### The problem
Starting at the first line of the listing below, repeat each line up to and including the one containing "color=bgbot] (0,0) rectangle (798,1165);". Leave out pictures.

### Data block
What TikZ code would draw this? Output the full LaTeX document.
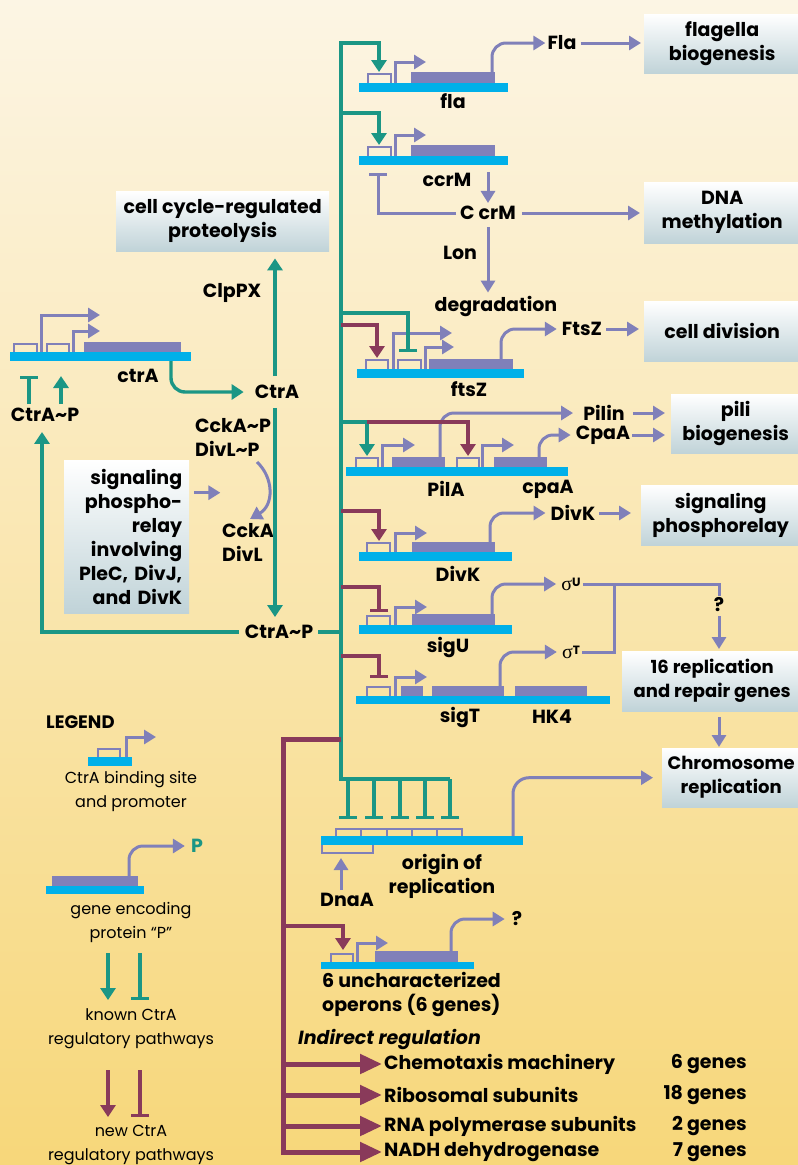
\documentclass[tikz,border=0pt]{standalone}
\usepackage{fontspec}
\setmainfont{Poppins}
\newfontfamily\grk{Liberation Serif}
\usetikzlibrary{arrows.meta,positioning}
\definecolor{ctgreen}{RGB}{27,150,133}
\definecolor{ctred}{RGB}{137,58,90}
\definecolor{ctblue}{RGB}{128,128,185}
\definecolor{dnacyan}{RGB}{0,176,233}
\definecolor{bgtop}{RGB}{252,245,228}
\definecolor{bgbot}{RGB}{247,215,122}
\definecolor{boxbot}{RGB}{192,211,216}

\begin{document}
\begin{tikzpicture}[x=1pt, y=-1pt, font=\fontsize{19}{24}\selectfont\bfseries]
\tikzset{
  box/.style={rectangle, anchor=north west, top color=white, middle color=white, bottom color=boxbot, align=center, inner sep=0pt},
  lbl/.style={inner sep=2pt, align=center},
  legtext/.style={inner sep=2pt, align=center, font=\fontsize{16}{24}\selectfont\mdseries},
  sigma/.style={inner sep=2pt, font=\fontsize{20}{20}\selectfont\grk\mdseries},
  dna/.style={fill=dnacyan},
  gene/.style={fill=ctblue},
  site/.style={draw=ctblue, line width=2.8pt},
  parr/.style={draw=ctblue, line width=3pt, -{Triangle[length=12pt,width=14pt]}},
  pinh/.style={draw=ctblue, line width=3pt, -{Bar[width=18pt]}},
  pline/.style={draw=ctblue, line width=3pt},
  tarr/.style={draw=ctgreen, line width=3.4pt, -{Triangle[length=12pt,width=15pt]}},
  tinh/.style={draw=ctgreen, line width=3.4pt, -{Bar[width=18pt]}},
  tline/.style={draw=ctgreen, line width=3.4pt},
  marr/.style={draw=ctred, line width=3.4pt, -{Triangle[length=12pt,width=15pt]}},
  minh/.style={draw=ctred, line width=3.4pt, -{Bar[width=18pt]}},
  mfat/.style={draw=ctred, line width=5pt, -{Triangle[length=22pt,width=19pt]}},
}
\useasboundingbox (0,0) rectangle (798,1165);
\clip (0,0) rectangle (798,1165);
\shade[top color=bgtop, bottom color=bgbot] (0,0) rectangle (798,1165);

% output boxes on the right
\node[box, minimum width=156pt, minimum height=59pt] (flabox) at (644,14) {flagella\\biogenesis};
\node[box, minimum width=156pt, minimum height=61pt] (methbox) at (644,182) {DNA\\methylation};
\node[box, minimum width=156pt, minimum height=60pt] (divbox) at (644,301) {cell division};
\node[box, minimum width=129pt, minimum height=59pt] (pilibox) at (671,394) {pili\\biogenesis};
\node[box, minimum width=159pt, minimum height=60pt] (sigbox) at (641,485) {signaling\\phosphorelay};
\node[box, minimum width=180pt, minimum height=60pt, font=\fontsize{18}{24}\selectfont\bfseries] (repbox) at (622,651) {16 replication\\and repair genes};
\node[box, minimum width=138pt, minimum height=59pt, font=\fontsize{18}{24}\selectfont\bfseries] (chrbox) at (662,748) {Chromosome\\replication};
\node[box, minimum width=213pt, minimum height=60pt] (protbox) at (116,191) {cell cycle-regulated\\proteolysis};
\node[box, minimum width=125pt, minimum height=153pt, text width=111pt, align=right] (relaybox) at (64,460) {signaling\\phospho-\\relay\\involving\\PleC, DivJ,\\and DivK};

% fla
\fill[dna] (359,83) rectangle (508,92);
\draw[site] (368,83) |- (391,74) -- (391,83);
\fill[gene] (411,72) rectangle (495,83);
\draw[parr] (395,83) |- (426,62);
\node[lbl] (fla) at (453,101) {fla};
\node[lbl] (Fla) at (562,43) {Fla};
\draw[parr, rounded corners=14pt] (492,72) |- (Fla.west);
\draw[parr, shorten <=2pt, shorten >=3pt] (Fla.east) -- (flabox.west |- Fla);

% ccrM
\fill[dna] (359,156) rectangle (508,165);
\draw[site] (368,156) |- (391,147) -- (391,156);
\fill[gene] (411,145) rectangle (495,156);
\draw[parr] (395,156) |- (426,135);
\node[lbl] (ccrM) at (447,180) {ccrM};
\node[lbl] (CcrMp) at (488,213) {C crM};
\node[lbl] (Lon) at (460,253) {Lon};
\node[lbl] (degr) at (496,306) {degradation};
\draw[parr, shorten >=1pt] (488,172) -- (CcrMp.north);
\draw[pinh, shorten <=2pt] (CcrMp.west) -| (378,173);
\draw[parr, shorten <=5pt, shorten >=1pt] (CcrMp.south) -- (CcrMp.south |- degr.north);
\draw[parr, shorten <=4pt, shorten >=4pt] (CcrMp.east) -- (methbox.west |- CcrMp);

% ftsZ
\fill[dna] (357,369) rectangle (524,378);
\draw[site] (366,369) |- (388,360) -- (388,369);
\draw[site] (398,369) |- (421,360) -- (421,369);
\fill[gene] (429,359) rectangle (513,369);
\draw[parr] (393,369) |- (452,333);
\draw[parr] (425,369) |- (454,347);
\node[lbl] (ftsZ) at (469,389) {ftsZ};
\node[lbl] (FtsZ) at (582,329) {FtsZ};
\draw[parr, rounded corners=14pt, shorten >=3pt] (501,359) |- (FtsZ.west);
\draw[parr, shorten <=2pt, shorten >=5pt] (FtsZ.east) -- (divbox.west |- FtsZ);

% PilA / cpaA
\fill[dna] (346,467) rectangle (568,476);
\draw[site] (356,467) |- (378,458) -- (378,467);
\draw[site] (457,467) |- (479,458) -- (479,467);
\fill[gene] (392,457) rectangle (445,467);
\fill[gene] (494,457) rectangle (547,467);
\draw[parr] (382,467) |- (415,445);
\draw[parr] (482,467) |- (514,445);
\node[lbl] (PilA) at (446,489) {PilA};
\node[lbl] (cpaA) at (548,489) {cpaA};
\node[lbl] (Pilin) at (604,413) {Pilin};
\node[lbl] (CpaA) at (603,435) {CpaA};
\draw[parr, rounded corners=14pt, shorten >=8pt] (440,457) |- (Pilin.west);
\draw[parr, rounded corners=14pt, shorten >=3pt] (539,457) |- (CpaA.west);
\draw[parr, shorten <=6pt, shorten >=6pt] (Pilin.east) -- (pilibox.west |- Pilin);
\draw[parr, shorten >=6pt] (CpaA.east) -- (pilibox.west |- CpaA);

% DivK
\fill[dna] (359,552) rectangle (512,561);
\draw[site] (367,552) |- (390,543) -- (390,552);
\fill[gene] (412,542) rectangle (495,552);
\draw[parr] (395,552) |- (427,533);
\node[lbl] (divK) at (458,574) {DivK};
\node[lbl] (DivKp) at (573,513) {DivK};
\draw[parr, rounded corners=14pt, shorten >=3pt] (490,542) |- (DivKp.west);
\draw[parr, shorten <=2pt, shorten >=10pt] (DivKp.east) -- (sigbox.west |- DivKp);

% sigU
\fill[dna] (359,625) rectangle (512,634);
\draw[site] (367,625) |- (390,616) -- (390,625);
\fill[gene] (412,614) rectangle (495,625);
\draw[parr] (395,625) |- (427,607);
\node[lbl] (sigU) at (448,647) {sigU};
\node[sigma] (sigmaU) at (571,584) {σ\raisebox{4pt}{\fontsize{12}{12}\selectfont\rmfamily\bfseries U}};
\draw[parr, rounded corners=14pt, shorten >=3pt] (492,614) |- (sigmaU.west);

% sigT / HK4
\fill[dna] (356,696) rectangle (610,704);
\draw[site] (367,696) |- (390,687) -- (390,696);
\fill[gene] (401,686) rectangle (423,696);
\fill[gene] (432,686) rectangle (504,696);
\fill[gene] (515,686) rectangle (587,696);
\draw[parr] (395,696) |- (427,677);
\node[lbl] (sigT) at (460,717) {sigT};
\node[lbl] (HK4) at (552,717) {HK4};
\node[sigma] (sigmaT) at (571,652) {σ\raisebox{4pt}{\fontsize{12}{12}\selectfont\rmfamily\bfseries T}};
\draw[parr, rounded corners=14pt, shorten >=3pt] (500,686) |- (sigmaT.west);

% sigma factors to replication genes
\node[lbl] (q1) at (719,605) {?};
\draw[pline] (sigmaU.east) -- (719,584) -- (q1.north);
\draw[pline] (sigmaT.east) -- (614,652) -- (614,584);
\draw[parr, shorten <=2pt, shorten >=2pt] (q1.south) -- (q1.south |- repbox.north);
\draw[parr, shorten <=6pt, shorten >=1pt] (repbox.south -| q1) -- (chrbox.north -| q1);

% origin of replication
\fill[dna] (321,836) rectangle (523,845);
\foreach \a/\b in {336/361,361/387,387/412,412/437,437/462}
  \draw[site] (\a,836) |- (\b,829) -- (\b,836);
\draw[site] (322,845) |- (373,853) -- (373,845);
\node[lbl, align=center] (ori) at (442,876) {origin of\\replication};
\node[lbl] (DnaA) at (347,900) {DnaA};
\draw[parr, shorten <=1pt] ([xshift=-6pt]DnaA.north) -- (341,858);
\draw[parr, rounded corners=16pt, shorten >=9pt] (513,836) |- (chrbox.west);

% 6 operons
\fill[dna] (321,962) rectangle (474,969);
\draw[site] (331,962) |- (353,954) -- (353,962);
\fill[gene] (375,951) rectangle (458,962);
\draw[parr] (357,962) |- (388,943);
\node[lbl] (q2) at (517,919) {?};
\draw[parr, rounded corners=14pt, shorten >=5pt] (451,951) |- (q2.west);
\node[lbl, anchor=north west, align=left] (oper) at (320,970) {6 uncharacterized\\operons (6 genes)};

% indirect regulation
\node[lbl, anchor=west, font=\fontsize{19}{24}\selectfont\bfseries\itshape] (indir) at (296,1039) {Indirect regulation};
\node[lbl, anchor=west] (ind1) at (382,1064) {Chemotaxis machinery};
\node[lbl, anchor=west] (ind2) at (382,1095) {Ribosomal subunits};
\node[lbl, anchor=west] (ind3) at (382,1126) {RNA polymerase subunits};
\node[lbl, anchor=west] (ind4) at (382,1152) {NADH dehydrogenase};
\node[lbl, anchor=east] (n1) at (749,1064) {6 genes};
\node[lbl, anchor=east] (n2) at (749,1095) {18 genes};
\node[lbl, anchor=east] (n3) at (749,1126) {2 genes};
\node[lbl, anchor=east] (n4) at (749,1152) {7 genes};

% ctrA gene and CtrA loop
\fill[dna] (10,352) rectangle (191,361);
\draw[site] (14,352) |- (37,344) -- (37,352);
\draw[site] (47,352) |- (69,344) -- (69,352);
\fill[gene] (84,342) rectangle (181,352);
\draw[parr] (41,352) |- (100,315);
\draw[parr] (73,352) |- (100,331);
\node[lbl] (ctrA) at (138,376) {ctrA};
\node[lbl] (CtrApA) at (45,415) {CtrA\textasciitilde P};
\draw[tinh, shorten <=2pt] ([xshift=-16pt]CtrApA.north) -- ++(0,-30);
\draw[tarr, shorten <=2pt] ([xshift=16pt]CtrApA.north) -- ++(0,-30);
\node[lbl] (CtrA) at (277,392) {CtrA};
\draw[tarr, rounded corners=14pt, shorten >=9pt] (171,361) |- (CtrA.west);
\node[lbl] (ClpPX) at (232,293) {ClpPX};
\draw[tarr, shorten <=7pt, shorten >=7pt] ([xshift=-2pt]CtrA.north) -- ([xshift=-2pt]CtrA.north |- protbox.south);
\node[lbl, anchor=west, align=left] (CckAP) at (193,437) {CckA\textasciitilde P\\DivL\textasciitilde P};
\node[lbl, anchor=west, align=left] (CckA) at (220,542) {CckA\\DivL};
\draw[parr] (257,462) .. controls (274,478) and (274,505) .. (250,519);
\draw[parr, shorten <=5pt] ([yshift=44pt]relaybox.east) -- ++(31,0);
\node[lbl] (CtrApB) at (279,632) {CtrA\textasciitilde P};
\draw[tarr, shorten <=7pt, shorten >=6pt] ([xshift=-2pt]CtrA.south) -- ([xshift=-2pt]CtrA.south |- CtrApB.north);
\draw[tarr, shorten <=4pt, shorten >=8pt] (CtrApB.west) -| (42,0 |- CtrApA.south);

% main CtrA~P line and its direct targets
\draw[tarr] (450,779) -- (341,779) -- (341,43) -| (379,72);
\draw[tline, shorten <=3pt] (CtrApB.east) -- (341,632);
\draw[tarr] (341,113) -| (379,145);
\draw[tinh] (341,313) -| (408,352);
\draw[marr] (341,325) -| (377,358);
\draw[tarr] (341,422) -| (367,456);
\draw[marr] (367,422) -| (468,456);
\draw[marr] (341,511) -| (379,541);
\draw[minh] (341,587) -| (379,612);
\draw[minh] (341,656) -| (379,678);
\foreach \x in {348,374,400,425,450}
  \draw[tinh] (\x,779) -- (\x,819);

% new pathways (maroon trunk)
\draw[mfat] (341,739) -- (283,739) -- (283,1152) -- (ind4.west);
\draw[marr] (283,926) -| (343,950);
\foreach \k in {ind1,ind2,ind3}
  \draw[mfat] (283,0 |- \k.west) -- (\k.west);

% legend
\node[lbl, anchor=west, font=\fontsize{18}{22}\selectfont\bfseries] (legend) at (44,722) {LEGEND};
\fill[dna] (88,757) rectangle (132,766);
\draw[site] (98,757) |- (120,749) -- (120,757);
\draw[parr] (126,757) |- (156,737);
\node[legtext] (leg1) at (131,791) {CtrA binding site\\and promoter};
\fill[dna] (46,886) rectangle (144,894);
\fill[gene] (52,876) rectangle (138,886);
\node[lbl, text=ctgreen] (legP) at (197,846) {P};
\draw[parr, rounded corners=14pt, shorten >=4pt] (129,876) |- (legP.west);
\node[legtext] (leg2) at (131,922) {gene encoding\\protein ``P''};
\draw[tarr] (108,953) -- (108,1000);
\draw[tinh] (140,953) -- (140,1000);
\node[legtext] (leg3) at (131,1029) {known CtrA\\regulatory pathways};
\draw[marr] (108,1070) -- (108,1117);
\draw[minh] (140,1070) -- (140,1117);
\node[legtext] (leg4) at (131,1145) {new CtrA\\regulatory pathways};
\end{tikzpicture}
\end{document}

### Response for this exercise
What TikZ code would draw this? Output the full LaTeX document.
\documentclass[tikz,border=0pt]{standalone}
\usepackage{fontspec}
\setmainfont{Poppins}
\newfontfamily\grk{Liberation Serif}
\usetikzlibrary{arrows.meta,positioning}
\definecolor{ctgreen}{RGB}{27,150,133}
\definecolor{ctred}{RGB}{137,58,90}
\definecolor{ctblue}{RGB}{128,128,185}
\definecolor{dnacyan}{RGB}{0,176,233}
\definecolor{bgtop}{RGB}{252,245,228}
\definecolor{bgbot}{RGB}{247,215,122}
\definecolor{boxbot}{RGB}{192,211,216}

\begin{document}
\begin{tikzpicture}[x=1pt, y=-1pt, font=\fontsize{19}{24}\selectfont\bfseries]
\tikzset{
  box/.style={rectangle, anchor=north west, top color=white, middle color=white, bottom color=boxbot, align=center, inner sep=0pt},
  lbl/.style={inner sep=2pt, align=center},
  legtext/.style={inner sep=2pt, align=center, font=\fontsize{16}{24}\selectfont\mdseries},
  sigma/.style={inner sep=2pt, font=\fontsize{20}{20}\selectfont\grk\mdseries},
  dna/.style={fill=dnacyan},
  gene/.style={fill=ctblue},
  site/.style={draw=ctblue, line width=2.8pt},
  parr/.style={draw=ctblue, line width=3pt, -{Triangle[length=12pt,width=14pt]}},
  pinh/.style={draw=ctblue, line width=3pt, -{Bar[width=18pt]}},
  pline/.style={draw=ctblue, line width=3pt},
  tarr/.style={draw=ctgreen, line width=3.4pt, -{Triangle[length=12pt,width=15pt]}},
  tinh/.style={draw=ctgreen, line width=3.4pt, -{Bar[width=18pt]}},
  tline/.style={draw=ctgreen, line width=3.4pt},
  marr/.style={draw=ctred, line width=3.4pt, -{Triangle[length=12pt,width=15pt]}},
  minh/.style={draw=ctred, line width=3.4pt, -{Bar[width=18pt]}},
  mfat/.style={draw=ctred, line width=5pt, -{Triangle[length=22pt,width=19pt]}},
}
\useasboundingbox (0,0) rectangle (798,1165);
\clip (0,0) rectangle (798,1165);
\shade[top color=bgtop, bottom color=bgbot] (0,0) rectangle (798,1165);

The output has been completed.